[Records with drawing code]
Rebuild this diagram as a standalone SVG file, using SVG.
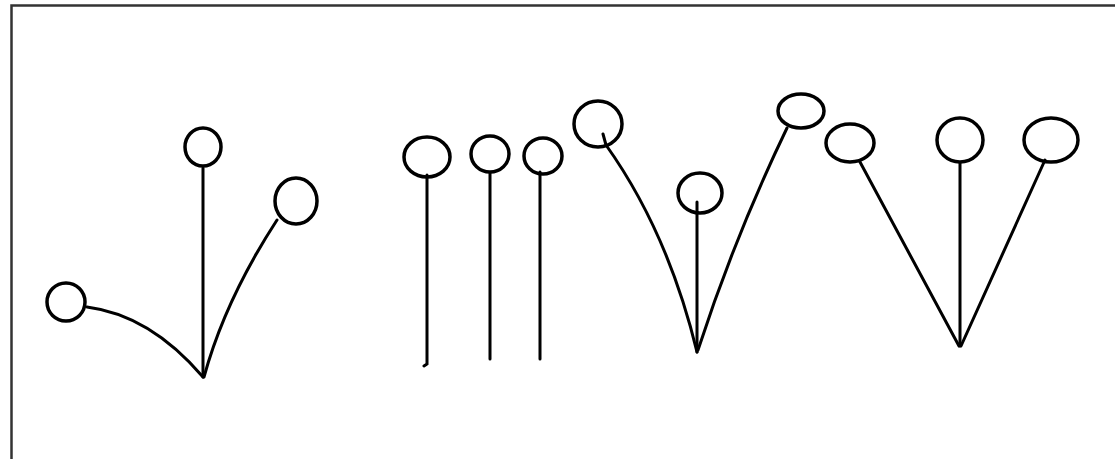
<svg xmlns="http://www.w3.org/2000/svg" width="1115" height="459" viewBox="0 0 1115 459">
<style>
.n{fill:none;stroke:#000;stroke-width:3.5}
.c{fill:none;stroke:#000;stroke-width:3;stroke-linecap:round}
.f{fill:none;stroke:#333;stroke-width:2.5}
</style>
<rect width="1115" height="459" fill="#fff"/>
<path class="f" d="M11.5,470 V5.5 H1125"/>
<g id="connectors">
<path class="c" d="M87,307 Q150,315 203,377"/>
<path class="c" d="M203,168 V377"/>
<path class="c" d="M277,220 Q225,300 204,377"/>
<path class="c" d="M427,175 V364 L424,366"/>
<path class="c" d="M490,173 V359"/>
<path class="c" d="M540,172 V359"/>
<path class="c" d="M603,134 L606,145 Q668,232 697,352"/>
<path class="c" d="M697,202 V352"/>
<path class="c" d="M787,128 Q735,236 698,350"/>
<path class="c" d="M860,162 L959,346"/>
<path class="c" d="M960,163 V346"/>
<path class="c" d="M1045,160 L961,346"/>
</g>
<g id="node-1"><ellipse class="n" cx="66" cy="302" rx="19" ry="19"/></g>
<g id="node-2"><ellipse class="n" cx="203" cy="147" rx="18" ry="19"/></g>
<g id="node-3"><ellipse class="n" cx="296" cy="201" rx="21" ry="23"/></g>
<g id="node-4"><ellipse class="n" cx="427" cy="157" rx="23" ry="20"/></g>
<g id="node-5"><ellipse class="n" cx="490" cy="154" rx="19" ry="18"/></g>
<g id="node-6"><ellipse class="n" cx="543" cy="156" rx="19" ry="18"/></g>
<g id="node-7"><ellipse class="n" cx="598" cy="124" rx="24" ry="23"/></g>
<g id="node-8"><ellipse class="n" cx="700" cy="193" rx="22" ry="20"/></g>
<g id="node-9"><ellipse class="n" cx="801" cy="111" rx="23" ry="17"/></g>
<g id="node-10"><ellipse class="n" cx="850" cy="143" rx="24" ry="19"/></g>
<g id="node-11"><ellipse class="n" cx="960" cy="140" rx="23" ry="22"/></g>
<g id="node-12"><ellipse class="n" cx="1051" cy="140" rx="27" ry="22"/></g>
</svg>
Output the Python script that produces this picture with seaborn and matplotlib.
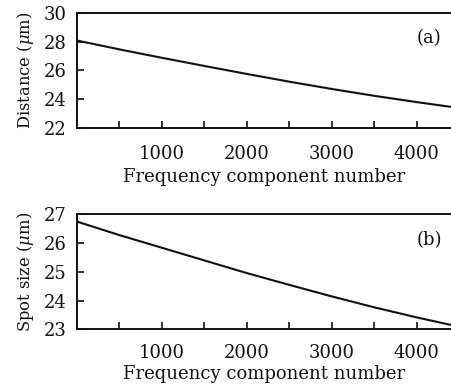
import matplotlib
matplotlib.use("Agg")
import matplotlib.pyplot as plt
import numpy as np
import pandas as pd
import seaborn as sns

# values
freq_component = [0, 500, 1000, 1500, 2000, 2500, 3000, 3500, 4000, 4400]
distance_um = [28.10, 27.48, 26.89, 26.32, 25.76, 25.22, 24.71, 24.23, 23.79, 23.46]
spot_size_um = [26.75, 26.28, 25.84, 25.40, 24.96, 24.55, 24.15, 23.77, 23.42, 23.16]

x_major = [1000, 2000, 3000, 4000]
x_minor = [500, 1500, 2500, 3500]

sns.set_theme(style="ticks")
plt.rcParams["font.family"] = ["DejaVu Serif"]
plt.rcParams["mathtext.fontset"] = "dejavuserif"

df = pd.DataFrame({
    "freq": freq_component,
    "distance": distance_um,
    "spot": spot_size_um,
})

fig = plt.figure(figsize=(4.51, 3.85), dpi=100)
ax_a = fig.add_axes([0.170, 0.6683, 0.830, 0.2972])
ax_b = fig.add_axes([0.170, 0.1442, 0.830, 0.2992])

# axes, column, y label, y limits, y ticks, panel tag, tag height, x tick pad, x label pad
panels = [
    (ax_a, "distance", r"Distance ($\mu$m)", (22, 30), [22, 24, 26, 28, 30], "(a)", 0.784, 12.5, 3.5),
    (ax_b, "spot", r"Spot size ($\mu$m)", (23, 27), [23, 24, 25, 26, 27], "(b)", 0.777, 10.5, 2.0),
]

for ax, col, ylabel, ylim, yticks, tag, tag_y, xpad, xlabelpad in panels:
    sns.lineplot(data=df, x="freq", y=col, ax=ax, color="#111111", linewidth=1.5)
    ax.set_xticks(x_major)
    ax.set_xticks(x_minor, minor=True)
    ax.set_yticks(yticks)
    ax.set_xlim(0, 4404)
    ax.set_ylim(*ylim)
    ax.tick_params(axis="both", which="both", direction="in", length=5, width=1.2,
                   color="#111111", labelsize=13, labelcolor="#111111")
    ax.tick_params(axis="x", which="major", pad=xpad)
    ax.tick_params(axis="y", which="major", pad=7.5)
    ax.tick_params(top=False, right=False)
    for side in ["left", "bottom", "top"]:
        ax.spines[side].set_visible(True)
        ax.spines[side].set_linewidth(1.4)
        ax.spines[side].set_color("#111111")
    ax.spines["right"].set_visible(False)
    ax.set_xlabel("Frequency component number", fontsize=13, color="#111111", labelpad=xlabelpad)
    ax.set_ylabel(ylabel, fontsize=11.8, color="#111111", labelpad=5)
    ax.text(0.975, tag_y, tag, transform=ax.transAxes, ha="right", va="center",
            fontsize=13, color="#111111")

fig.savefig("out.png", dpi=100)
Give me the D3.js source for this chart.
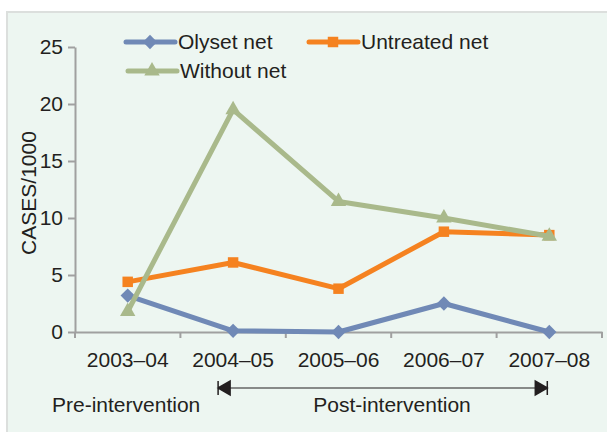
<!DOCTYPE html>
<html>
<head>
<meta charset="utf-8">
<script src="https://cdn.jsdelivr.net/npm/d3@7"></script>
<style>
	body { margin: 0; background: #fff; }
	svg { display: block; font-family: "Liberation Sans", Arial, sans-serif; }
	.axis path, .axis line { stroke: #a0a0a0; stroke-width: 2; }
	.axis text { fill: #231f20; font-size: 21px; }
</style>
</head>
<body>
<svg id="chart" width="607" height="432"></svg>
<script>
	var years = ["2003–04", "2004–05", "2005–06", "2006–07", "2007–08"]
	var olyset = [3.2, 0.1, 0.0, 2.5, 0.0]
	var untreated = [4.4, 6.1, 3.8, 8.8, 8.5]
	var without = [1.8, 19.5, 11.45, 10.0, 8.4]
	var yTicks = [0, 5, 10, 15, 20, 25]

	var series = [
		{ name: "Olyset net", values: olyset, color: "#7089b6", symbol: d3.symbolDiamond2, size: 130 },
		{ name: "Untreated net", values: untreated, color: "#f58220", symbol: d3.symbolSquare2, size: 140 },
		{ name: "Without net", values: without, color: "#a9b98b", symbol: d3.symbolTriangle2, size: 170 }
	]

	var svg = d3.select("#chart"),
		margin = { top: 47, right: 5, bottom: 100, left: 75 },
		width = 607 - margin.left - margin.right,
		height = 432 - margin.top - margin.bottom;

	// panel background
	svg.append("rect")
		.attr("x", 7).attr("y", 12)
		.attr("width", 620).attr("height", 440)
		.style("fill", "#edf6f1")
		.style("stroke", "#dcdfdd")
		.style("stroke-width", 2)

	var x = d3.scaleBand().domain(years).range([0, width]);
	var y = d3.scaleLinear().domain([0, 25]).range([height, 0]);

	var g = svg.append("g")
		.attr("transform", "translate(" + margin.left + "," + margin.top + ")");

	g.append("g")
		.attr("class", "y axis")
		.call(d3.axisLeft(y).tickValues(yTicks).tickSize(7).tickPadding(5).tickSizeOuter(0))

	var xa = g.append("g")
		.attr("class", "x axis")
		.attr("transform", "translate(0," + height + ")")
		.call(d3.axisBottom(x).tickSize(0).tickPadding(20).tickSizeOuter(0))

	// Excel style ticks between categories
	xa.selectAll(".bound")
		.data(d3.range(years.length + 1))
		.enter()
		.append("line")
		.attr("class", "bound")
		.attr("x1", function (d) { return d * x.step() })
		.attr("x2", function (d) { return d * x.step() })
		.attr("y1", 0).attr("y2", 6)

	var line = d3.line()
		.x(function (d, i) { return x(years[i]) + x.bandwidth() / 2 })
		.y(function (d) { return y(d) })

	series.forEach(function (s) {
		g.append("path")
			.datum(s.values)
			.attr("d", line)
			.style("fill", "none")
			.style("stroke", s.color)
			.style("stroke-width", 5)
			.style("stroke-linejoin", "round")

		g.selectAll(".pt-" + s.name.replace(/ /g, ""))
			.data(s.values)
			.enter()
			.append("path")
			.attr("d", d3.symbol().type(s.symbol).size(s.size))
			.attr("transform", function (d, i) {
				return "translate(" + (x(years[i]) + x.bandwidth() / 2) + "," + y(d) + ")"
			})
			.style("fill", s.color)
	})

	// y title
	svg.append("text")
		.text("CASES/1000")
		.attr("transform", "translate(29,193) rotate(-90)")
		.attr("text-anchor", "middle")
		.attr("dy", "0.35em")
		.style("font-size", "21px")
		.style("fill", "#231f20")

	// legend
	var legendPos = [[126, 42], [309, 42], [128, 71]]
	var lg = svg.selectAll(".legend")
		.data(series)
		.enter()
		.append("g")
		.attr("class", "legend")
		.attr("transform", function (d, i) { return "translate(" + legendPos[i][0] + "," + legendPos[i][1] + ")" })

	lg.append("line")
		.attr("x1", 0).attr("x2", 49)
		.style("stroke", function (d) { return d.color })
		.style("stroke-width", 5)
		.style("stroke-linecap", "round")
	lg.append("path")
		.attr("d", function (d) { return d3.symbol().type(d.symbol).size(d.size)() })
		.attr("transform", "translate(24,0)")
		.style("fill", function (d) { return d.color })
	lg.append("text")
		.text(function (d) { return d.name })
		.attr("x", 52)
		.attr("dy", "0.35em")
		.style("font-size", "21px")
		.style("fill", "#231f20")

	// intervention annotation
	var ax1 = margin.left + x(years[1]) + x.bandwidth() / 2 - 15,
		ax2 = margin.left + x(years[4]) + x.bandwidth() / 2 - 2,
		ay = 388;
	var ann = svg.append("g")
	ann.append("line")
		.attr("x1", ax1).attr("x2", ax2)
		.attr("y1", ay).attr("y2", ay)
		.style("stroke", "#231f20").style("stroke-width", 1.2)
	ann.append("path")
		.attr("d", "M" + ax1 + "," + ay + "l12,-7v14z M" + ax1 + "," + (ay - 7) + "v14")
		.style("fill", "#231f20").style("stroke", "#231f20").style("stroke-width", 1.5)
	ann.append("path")
		.attr("d", "M" + ax2 + "," + ay + "l-12,-7v14z M" + ax2 + "," + (ay - 7) + "v14")
		.style("fill", "#231f20").style("stroke", "#231f20").style("stroke-width", 1.5)

	ann.append("text")
		.text("Pre-intervention")
		.attr("x", 52).attr("y", 412)
		.style("font-size", "21px").style("fill", "#231f20")
	ann.append("text")
		.text("Post-intervention")
		.attr("x", 392).attr("y", 412)
		.attr("text-anchor", "middle")
		.style("font-size", "21px").style("fill", "#231f20")
</script>
</body>
</html>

:: PROBLEM REQUIREMENTS ::
Look above for the line containing "Output the Python", then write out every line from there down to the line containing "ax_b = fig.add_axes([0.170, 0.1442, 0.830, 0.2992])", that line included, with no pictures.

:: ANSWER TO THE EXERCISE ::
Output the Python script that produces this picture with seaborn and matplotlib.
import matplotlib
matplotlib.use("Agg")
import matplotlib.pyplot as plt
import numpy as np
import pandas as pd
import seaborn as sns

# values
freq_component = [0, 500, 1000, 1500, 2000, 2500, 3000, 3500, 4000, 4400]
distance_um = [28.10, 27.48, 26.89, 26.32, 25.76, 25.22, 24.71, 24.23, 23.79, 23.46]
spot_size_um = [26.75, 26.28, 25.84, 25.40, 24.96, 24.55, 24.15, 23.77, 23.42, 23.16]

x_major = [1000, 2000, 3000, 4000]
x_minor = [500, 1500, 2500, 3500]

sns.set_theme(style="ticks")
plt.rcParams["font.family"] = ["DejaVu Serif"]
plt.rcParams["mathtext.fontset"] = "dejavuserif"

df = pd.DataFrame({
    "freq": freq_component,
    "distance": distance_um,
    "spot": spot_size_um,
})

fig = plt.figure(figsize=(4.51, 3.85), dpi=100)
ax_a = fig.add_axes([0.170, 0.6683, 0.830, 0.2972])
ax_b = fig.add_axes([0.170, 0.1442, 0.830, 0.2992])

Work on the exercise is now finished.